The Fellowship doesn't have an application. An anonymous body of nominators recommend people to an anonymous selection committee. The committee then reviews every nominee and passes along their recommendations to the President and the board of directors. Most new MacArthur Fellows first learn that they have even been considered when they receive the congratulatory phone call.
Sojourn to the Past Founder and friend of Jerry Mitchell, Jeff Steinberg, refers to Mitchell as "the leading Civil Rights reporter in the country". Myrlie Evers-Williams acknowledges that the 1994 conviction of Medgar Evers' killer, Byron De La Beckwith, would never have happened without Mitchell.
On the ten-day Sojourn journey participants meet Jerry Mitchell, an investigative reporter with the Clarion-Ledger, in Jackson, Mississippi and hear first-hand of his courageous efforts that have led to finally prosecuting many of the unpunished, cold case murders from the Civil Rights Era. In addition to the Evers case, Mitchell has played a key role in the convictions of Klan Imperial Wizard Sam Bowers for ordering the fatal firebombing of NAACP leader Vernon Dahmer in 1966, of Bobby Cherry for the 1963 bombing of a Birmingham church that killed four girls, and of Edgar Ray Killen for helping to orchestrate the 1964 deaths of three civil rights workers in Neshoba County, Mississippi.

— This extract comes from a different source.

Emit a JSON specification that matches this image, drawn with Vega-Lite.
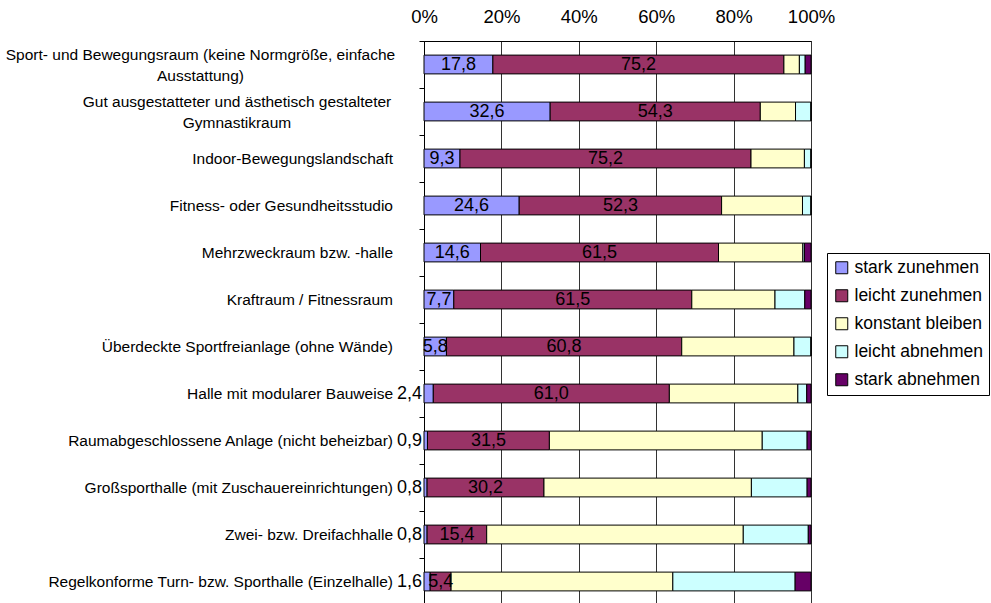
{
  "$schema": "https://vega.github.io/schema/vega-lite/v6.json",
  "width": 387,
  "height": 564,
  "autosize": "none",
  "padding": {"left": 424, "top": 41, "right": 180, "bottom": 0},
  "background": "white",
  "config": {
    "font": "Liberation Sans",
    "view": {"stroke": "#333", "strokeWidth": 1}
  },
  "data": {
    "values": [
      {"category": "Sport- und Bewegungsraum (keine Normgröße, einfache Ausstattung)", "response": "stark zunehmen", "value": 17.8},
      {"category": "Sport- und Bewegungsraum (keine Normgröße, einfache Ausstattung)", "response": "leicht zunehmen", "value": 75.2},
      {"category": "Sport- und Bewegungsraum (keine Normgröße, einfache Ausstattung)", "response": "konstant bleiben", "value": 4.0},
      {"category": "Sport- und Bewegungsraum (keine Normgröße, einfache Ausstattung)", "response": "leicht abnehmen", "value": 1.5},
      {"category": "Sport- und Bewegungsraum (keine Normgröße, einfache Ausstattung)", "response": "stark abnehmen", "value": 1.5},
      {"category": "Gut ausgestatteter und ästhetisch gestalteter Gymnastikraum", "response": "stark zunehmen", "value": 32.6},
      {"category": "Gut ausgestatteter und ästhetisch gestalteter Gymnastikraum", "response": "leicht zunehmen", "value": 54.3},
      {"category": "Gut ausgestatteter und ästhetisch gestalteter Gymnastikraum", "response": "konstant bleiben", "value": 9.1},
      {"category": "Gut ausgestatteter und ästhetisch gestalteter Gymnastikraum", "response": "leicht abnehmen", "value": 4.0},
      {"category": "Gut ausgestatteter und ästhetisch gestalteter Gymnastikraum", "response": "stark abnehmen", "value": 0},
      {"category": "Indoor-Bewegungslandschaft", "response": "stark zunehmen", "value": 9.3},
      {"category": "Indoor-Bewegungslandschaft", "response": "leicht zunehmen", "value": 75.2},
      {"category": "Indoor-Bewegungslandschaft", "response": "konstant bleiben", "value": 13.8},
      {"category": "Indoor-Bewegungslandschaft", "response": "leicht abnehmen", "value": 1.7},
      {"category": "Indoor-Bewegungslandschaft", "response": "stark abnehmen", "value": 0},
      {"category": "Fitness- oder Gesundheitsstudio", "response": "stark zunehmen", "value": 24.6},
      {"category": "Fitness- oder Gesundheitsstudio", "response": "leicht zunehmen", "value": 52.3},
      {"category": "Fitness- oder Gesundheitsstudio", "response": "konstant bleiben", "value": 20.9},
      {"category": "Fitness- oder Gesundheitsstudio", "response": "leicht abnehmen", "value": 2.2},
      {"category": "Fitness- oder Gesundheitsstudio", "response": "stark abnehmen", "value": 0},
      {"category": "Mehrzweckraum bzw. -halle", "response": "stark zunehmen", "value": 14.6},
      {"category": "Mehrzweckraum bzw. -halle", "response": "leicht zunehmen", "value": 61.5},
      {"category": "Mehrzweckraum bzw. -halle", "response": "konstant bleiben", "value": 21.8},
      {"category": "Mehrzweckraum bzw. -halle", "response": "leicht abnehmen", "value": 0.4},
      {"category": "Mehrzweckraum bzw. -halle", "response": "stark abnehmen", "value": 1.7},
      {"category": "Kraftraum / Fitnessraum", "response": "stark zunehmen", "value": 7.7},
      {"category": "Kraftraum / Fitnessraum", "response": "leicht zunehmen", "value": 61.5},
      {"category": "Kraftraum / Fitnessraum", "response": "konstant bleiben", "value": 21.5},
      {"category": "Kraftraum / Fitnessraum", "response": "leicht abnehmen", "value": 7.7},
      {"category": "Kraftraum / Fitnessraum", "response": "stark abnehmen", "value": 1.6},
      {"category": "Überdeckte Sportfreianlage (ohne Wände)", "response": "stark zunehmen", "value": 5.8},
      {"category": "Überdeckte Sportfreianlage (ohne Wände)", "response": "leicht zunehmen", "value": 60.8},
      {"category": "Überdeckte Sportfreianlage (ohne Wände)", "response": "konstant bleiben", "value": 29.0},
      {"category": "Überdeckte Sportfreianlage (ohne Wände)", "response": "leicht abnehmen", "value": 4.4},
      {"category": "Überdeckte Sportfreianlage (ohne Wände)", "response": "stark abnehmen", "value": 0},
      {"category": "Halle mit modularer Bauweise", "response": "stark zunehmen", "value": 2.4},
      {"category": "Halle mit modularer Bauweise", "response": "leicht zunehmen", "value": 61.0},
      {"category": "Halle mit modularer Bauweise", "response": "konstant bleiben", "value": 33.2},
      {"category": "Halle mit modularer Bauweise", "response": "leicht abnehmen", "value": 2.3},
      {"category": "Halle mit modularer Bauweise", "response": "stark abnehmen", "value": 1.1},
      {"category": "Raumabgeschlossene Anlage (nicht beheizbar)", "response": "stark zunehmen", "value": 0.9},
      {"category": "Raumabgeschlossene Anlage (nicht beheizbar)", "response": "leicht zunehmen", "value": 31.5},
      {"category": "Raumabgeschlossene Anlage (nicht beheizbar)", "response": "konstant bleiben", "value": 55.0},
      {"category": "Raumabgeschlossene Anlage (nicht beheizbar)", "response": "leicht abnehmen", "value": 11.6},
      {"category": "Raumabgeschlossene Anlage (nicht beheizbar)", "response": "stark abnehmen", "value": 1.0},
      {"category": "Großsporthalle (mit Zuschauereinrichtungen)", "response": "stark zunehmen", "value": 0.8},
      {"category": "Großsporthalle (mit Zuschauereinrichtungen)", "response": "leicht zunehmen", "value": 30.2},
      {"category": "Großsporthalle (mit Zuschauereinrichtungen)", "response": "konstant bleiben", "value": 53.6},
      {"category": "Großsporthalle (mit Zuschauereinrichtungen)", "response": "leicht abnehmen", "value": 14.4},
      {"category": "Großsporthalle (mit Zuschauereinrichtungen)", "response": "stark abnehmen", "value": 1.0},
      {"category": "Zwei- bzw. Dreifachhalle", "response": "stark zunehmen", "value": 0.8},
      {"category": "Zwei- bzw. Dreifachhalle", "response": "leicht zunehmen", "value": 15.4},
      {"category": "Zwei- bzw. Dreifachhalle", "response": "konstant bleiben", "value": 66.3},
      {"category": "Zwei- bzw. Dreifachhalle", "response": "leicht abnehmen", "value": 16.8},
      {"category": "Zwei- bzw. Dreifachhalle", "response": "stark abnehmen", "value": 0.7},
      {"category": "Regelkonforme Turn- bzw. Sporthalle (Einzelhalle)", "response": "stark zunehmen", "value": 1.6},
      {"category": "Regelkonforme Turn- bzw. Sporthalle (Einzelhalle)", "response": "leicht zunehmen", "value": 5.4},
      {"category": "Regelkonforme Turn- bzw. Sporthalle (Einzelhalle)", "response": "konstant bleiben", "value": 57.3},
      {"category": "Regelkonforme Turn- bzw. Sporthalle (Einzelhalle)", "response": "leicht abnehmen", "value": 31.6},
      {"category": "Regelkonforme Turn- bzw. Sporthalle (Einzelhalle)", "response": "stark abnehmen", "value": 4.1}
    ]
  },
  "transform": [
    {"calculate": "datum.response == 'stark zunehmen' ? 0 : datum.response == 'leicht zunehmen' ? 1 : datum.response == 'konstant bleiben' ? 2 : datum.response == 'leicht abnehmen' ? 3 : 4", "as": "k"},
    {"stack": "value", "groupby": ["category"], "sort": [{"field": "k", "order": "ascending"}], "as": ["v0", "v1"]},
    {"calculate": "(datum.v0 + datum.v1) / 2", "as": "mid"},
    {"calculate": "replace(format(datum.value, '.1f'), '.', ',')", "as": "label"}
  ],
  "encoding": {
    "y": {
      "field": "category",
      "type": "nominal",
      "sort": [
        "Sport- und Bewegungsraum (keine Normgröße, einfache Ausstattung)",
        "Gut ausgestatteter und ästhetisch gestalteter Gymnastikraum",
        "Indoor-Bewegungslandschaft",
        "Fitness- oder Gesundheitsstudio",
        "Mehrzweckraum bzw. -halle",
        "Kraftraum / Fitnessraum",
        "Überdeckte Sportfreianlage (ohne Wände)",
        "Halle mit modularer Bauweise",
        "Raumabgeschlossene Anlage (nicht beheizbar)",
        "Großsporthalle (mit Zuschauereinrichtungen)",
        "Zwei- bzw. Dreifachhalle",
        "Regelkonforme Turn- bzw. Sporthalle (Einzelhalle)"
      ],
      "scale": {"paddingInner": 0.6, "paddingOuter": 0.3},
      "axis": {
        "title": null,
        "orient": "left",
        "domain": true,
        "domainColor": "#000",
        "ticks": true,
        "tickSize": 5,
        "tickColor": "#000",
        "tickWidth": 1,
        "tickOffset": -23.5,
        "labelOffset": {"condition": {"test": "indexof(datum.value, 'Sport- und') == 0 || indexof(datum.value, 'Gut ausgestatteter') == 0", "value": 13}, "value": 23.5},
        "grid": false,
        "labelFont": "Liberation Sans",
        "labelFontSize": 15.5,
        "labelColor": "#000",
        "labelLimit": 600,
        "labelLineHeight": 21,
        "labelBaseline": "middle",
        "labelExpr": "indexof(datum.label, 'Sport- und') == 0 ? ['Sport- und Bewegungsraum (keine Normgröße, einfache', 'Ausstattung)'] : indexof(datum.label, 'Gut ausgestatteter') == 0 ? ['Gut ausgestatteter und ästhetisch gestalteter', 'Gymnastikraum'] : datum.label",
        "labelAlign": {"condition": {"test": "indexof(datum.value, 'Sport- und') == 0 || indexof(datum.value, 'Gut ausgestatteter') == 0", "value": "center"}, "value": "right"},
        "labelPadding": {"condition": [
          {"test": "indexof(datum.value, 'Sport- und') == 0", "value": 219},
          {"test": "indexof(datum.value, 'Gut ausgestatteter') == 0", "value": 182.5}
        ], "value": 26.5}
      }
    }
  },
  "layer": [
    {
      "mark": {"type": "bar", "stroke": "#000", "strokeWidth": 1},
      "encoding": {
        "x": {
          "field": "v0",
          "type": "quantitative",
          "scale": {"domain": [0, 100], "nice": false},
          "axis": {
            "title": null,
            "orient": "top",
            "values": [0, 20, 40, 60, 80, 100],
            "labelExpr": "datum.value + '%'",
            "grid": true,
            "gridColor": "#333333",
            "gridWidth": 1,
            "ticks": false,
            "tickSize": 0,
            "domain": true,
            "domainColor": "#000",
            "labelFont": "Liberation Sans",
            "labelFontSize": 18.5,
            "labelColor": "#000",
            "labelPadding": 19,
            "labelBaseline": "alphabetic",
            "labelFlush": false
          }
        },
        "x2": {"field": "v1"},
        "color": {
          "field": "response",
          "type": "nominal",
          "scale": {
            "domain": ["stark zunehmen", "leicht zunehmen", "konstant bleiben", "leicht abnehmen", "stark abnehmen"],
            "range": ["#9999FF", "#993366", "#FFFFCC", "#CCFFFF", "#660066"]
          },
          "legend": {
            "orient": "none",
            "legendX": 403,
            "legendY": 212,
            "title": null,
            "strokeColor": "#000",
            "fillColor": "#fff",
            "padding": 6,
            "symbolType": "square",
            "symbolSize": 144,
            "symbolStrokeColor": "#000",
            "symbolStrokeWidth": 1,
            "symbolOpacity": 1,
            "labelFont": "Liberation Sans",
            "labelFontSize": 17.5,
            "labelColor": "#000",
            "labelOffset": 4,
            "labelLimit": 300,
            "rowPadding": 9
          }
        }
      }
    },
    {
      "transform": [{"filter": "datum.k <= 1 && datum.value >= 3"}],
      "mark": {"type": "text", "fontSize": 18, "font": "Liberation Sans", "baseline": "middle", "align": "center", "color": "#000"},
      "encoding": {
        "x": {"field": "mid", "type": "quantitative"},
        "text": {"field": "label", "type": "nominal"}
      }
    },
    {
      "transform": [{"filter": "datum.k == 0 && datum.value < 3"}],
      "mark": {"type": "text", "fontSize": 18, "font": "Liberation Sans", "baseline": "middle", "align": "right", "dx": -2, "color": "#000"},
      "encoding": {
        "x": {"datum": 0, "type": "quantitative"},
        "text": {"field": "label", "type": "nominal"}
      }
    }
  ]
}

With the grant, Mitchell plans to continue his work on unsolved Civil Rights era crimes and complete a book.
I am so incredibly happy he has finally received some recognition for all his incredible work.
Jerry Mitchell is an amazing person that I am very glad to have met on Sojourn to the Past - his words of wisdom really had an impact on me and my own ambitions to become a journalist.